Надо полагать, еще большие трудности вызвала бы у скульптора попытка передать в материале «неправильности» фигуры поэта. Суммируя впечатления современников, можно сказать, что Лермонтов был невысокого роста, «приземистый», с несоразмерно большой головой и широким туловищем, кривоногий, в чем, вероятно, сказывались и последствия тяжелой травмы, полученной в манеже: правая нога была тогда сломана ниже колена, «и ее дурно срастили». По словам Шан-Гирея, в Школе Лермонтов носил прозванье Маёшки – от М-r Mayeux, горбатого и остроумного героя давно забытого шутовского французского романа. Отмечают также его гордую, непринужденную осанку и «необыкновенную гибкость движений».

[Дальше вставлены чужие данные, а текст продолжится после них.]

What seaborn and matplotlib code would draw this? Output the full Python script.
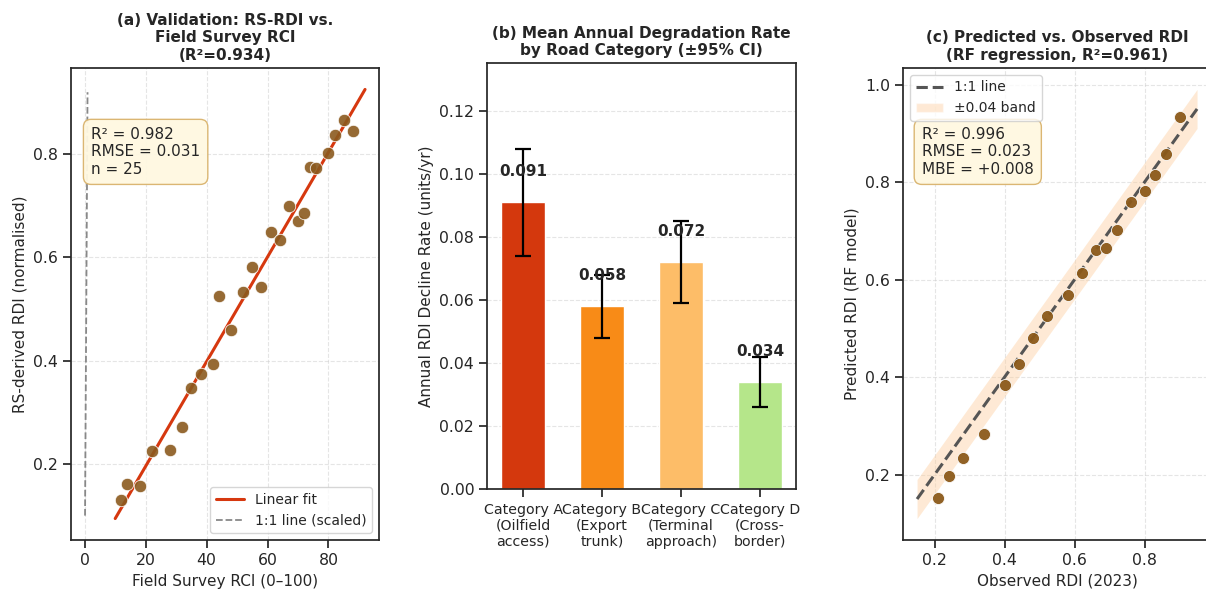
import numpy as np
import pandas as pd
from matplotlib import pyplot as plt
from matplotlib.lines import Line2D
from matplotlib.patches import Patch
import seaborn as sns

sns.set_theme(style="ticks")
plt.rcParams['font.family'] = ['DejaVu Sans']

# ---- Data ----
# (a) validation: field survey RCI vs remote-sensing RDI
field_rci = [12, 14, 18, 22, 28, 32, 35, 38, 42, 44, 48, 52, 55,
             58, 61, 64, 67, 70, 72, 74, 76, 80, 82, 85, 88]
rs_rdi = [0.131, 0.161, 0.157, 0.226, 0.227, 0.271, 0.348, 0.374, 0.394,
          0.525, 0.460, 0.533, 0.582, 0.542, 0.649, 0.634, 0.700, 0.671,
          0.687, 0.775, 0.774, 0.803, 0.838, 0.866, 0.844]
fit_range = [10, 92]
one_to_one_scaled = [0.10, 0.92]
stats_a = "R² = 0.982\nRMSE = 0.031\nn = 25"

# (b) degradation rate by road category
categories = ["Category A\n(Oilfield\naccess)", "Category B\n(Export\ntrunk)",
              "Category C\n(Terminal\napproach)", "Category D\n(Cross-\nborder)"]
decline_rate = [0.091, 0.058, 0.072, 0.034]
ci95 = [0.017, 0.010, 0.013, 0.008]
bar_colors = ['#d4380d', '#f88b17', '#fdbd68', '#b5e68a']

# (c) RF model predicted vs observed
observed_rdi = [0.21, 0.24, 0.28, 0.34, 0.40, 0.44, 0.48, 0.52, 0.58,
                0.62, 0.66, 0.69, 0.72, 0.76, 0.80, 0.83, 0.86, 0.90]
predicted_rdi = [0.153, 0.197, 0.235, 0.283, 0.384, 0.426, 0.480, 0.525, 0.569,
                 0.613, 0.661, 0.664, 0.701, 0.759, 0.782, 0.815, 0.857, 0.933]
line_range_c = [0.15, 0.95]
band_width = 0.04
stats_c = "R² = 0.996\nRMSE = 0.023\nMBE = +0.008"

point_color = '#8b5a1e'
box_style = dict(boxstyle='round,pad=0.5', facecolor='#fff8e1', edgecolor='#d9b36c', alpha=0.95)

fig = plt.figure(figsize=(12.06, 5.99), dpi=100)
ax_a = fig.add_axes([0.0589, 0.0985, 0.2554, 0.788])
ax_b = fig.add_axes([0.4041, 0.1831, 0.2557, 0.7112])
ax_c = fig.add_axes([0.7488, 0.0985, 0.2554, 0.788])

# ---- (a) ----
df_a = pd.DataFrame({'rci': field_rci, 'rdi': rs_rdi})
slope, intercept = np.polyfit(df_a['rci'], df_a['rdi'], 1)
xs = np.linspace(fit_range[0], fit_range[1], 50)
ax_a.plot(one_to_one_scaled, one_to_one_scaled, linestyle='--', color='#888888', linewidth=1.3)
ax_a.plot(xs, slope * xs + intercept, color='#d6380f', linewidth=2.2)
sns.scatterplot(data=df_a, x='rci', y='rdi', color=point_color, s=80, alpha=0.9,
                edgecolor='white', linewidth=0.6, ax=ax_a, zorder=3)
ax_a.set_title("(a) Validation: RS-RDI vs.\nField Survey RCI\n(R²=0.934)",
               fontsize=11, fontweight='bold')
ax_a.set_xlabel("Field Survey RCI (0–100)", fontsize=11)
ax_a.set_ylabel("RS-derived RDI (normalised)", fontsize=11)
ax_a.grid(True, linestyle='--', alpha=0.5, linewidth=0.8)
ax_a.text(0.065, 0.875, stats_a, transform=ax_a.transAxes, fontsize=11,
          va='top', ha='left', bbox=box_style)
handles_a = [Line2D([], [], color='#d6380f', linewidth=2.2, label='Linear fit'),
             Line2D([], [], color='#888888', linestyle='--', linewidth=1.3, label='1:1 line (scaled)')]
ax_a.legend(handles=handles_a, loc='lower right', fontsize=10)

# ---- (b) ----
sns.barplot(x=categories, y=decline_rate, hue=categories, palette=bar_colors,
            width=0.55, saturation=1, legend=False, edgecolor='white', linewidth=1,
            ax=ax_b, zorder=2)
ax_b.errorbar(range(len(categories)), decline_rate, yerr=ci95, fmt='none',
              ecolor='black', elinewidth=1.6, capsize=6, capthick=1.6, zorder=3)
for i, v in enumerate(decline_rate):
    ax_b.text(i, v + 0.0097, f"{v:.3f}", ha='center', va='center',
              fontsize=11, fontweight='bold', zorder=4)
ax_b.set_ylim(0, max(np.array(decline_rate) + np.array(ci95)) * 1.25)
ax_b.set_title("(b) Mean Annual Degradation Rate\nby Road Category (±95% CI)",
               fontsize=11, fontweight='bold')
ax_b.set_ylabel("Annual RDI Decline Rate (units/yr)", fontsize=11)
ax_b.yaxis.grid(True, linestyle='--', alpha=0.5, linewidth=0.8)
ax_b.set_axisbelow(True)
ax_b.tick_params(axis='x', labelsize=10.2)

# ---- (c) ----
df_c = pd.DataFrame({'obs': observed_rdi, 'pred': predicted_rdi})
lx = np.array(line_range_c)
ax_c.fill_between(lx, lx - band_width, lx + band_width, color='#fdd0a2', alpha=0.45, linewidth=0)
ax_c.plot(lx, lx, linestyle='--', color='#555555', linewidth=2.2)
sns.scatterplot(data=df_c, x='obs', y='pred', color='#8b5a1a', s=75, alpha=0.95,
                edgecolor='white', linewidth=0.6, ax=ax_c, zorder=3)
ax_c.set_title("(c) Predicted vs. Observed RDI\n(RF regression, R²=0.961)",
               fontsize=11, fontweight='bold')
ax_c.set_xlabel("Observed RDI (2023)", fontsize=11)
ax_c.set_ylabel("Predicted RDI (RF model)", fontsize=11)
ax_c.grid(True, linestyle='--', alpha=0.5, linewidth=0.8)
handles_c = [Line2D([], [], color='#555555', linestyle='--', linewidth=2.2, label='1:1 line'),
             Patch(facecolor='#fdd0a2', alpha=0.45, label='±0.04 band')]
ax_c.legend(handles=handles_c, loc='upper left', fontsize=10)
ax_c.text(0.061, 0.875, stats_c, transform=ax_c.transAxes, fontsize=11,
          va='top', ha='left', bbox=box_style)

for ax in (ax_a, ax_b, ax_c):
    ax.tick_params(axis='y', labelsize=11.3)
    if ax is not ax_b:
        ax.tick_params(axis='x', labelsize=11.3)

plt.savefig('out.png', dpi=100)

В ноябре 1834 года Лермонтов был выпущен из Юнкерской школы корнетом в лейб-гвардии Гусарский полк и 7 декабря в Портретной галерее Зимнего дворца принес присягу «на верность службы». Лейб-гусары стояли в Царском Селе, несли караульную службу во дворце, участвовали в придворных церемониях и празднествах. Еще недавно, мечтая об офицерских эполетах, Лермонтов представлял свою будущую «восхитительную» жизнь, как череду «чудачеств, шалостей всякого рода и поэзии, залитой шампанским». Что касается шалостей и чудачеств, то есть здесь и доля истины, и доля гусарской бравады. Если говорить о поэзии, то вместо шампанского лучше вспомнить «железный стих, облитый горечью и злостью».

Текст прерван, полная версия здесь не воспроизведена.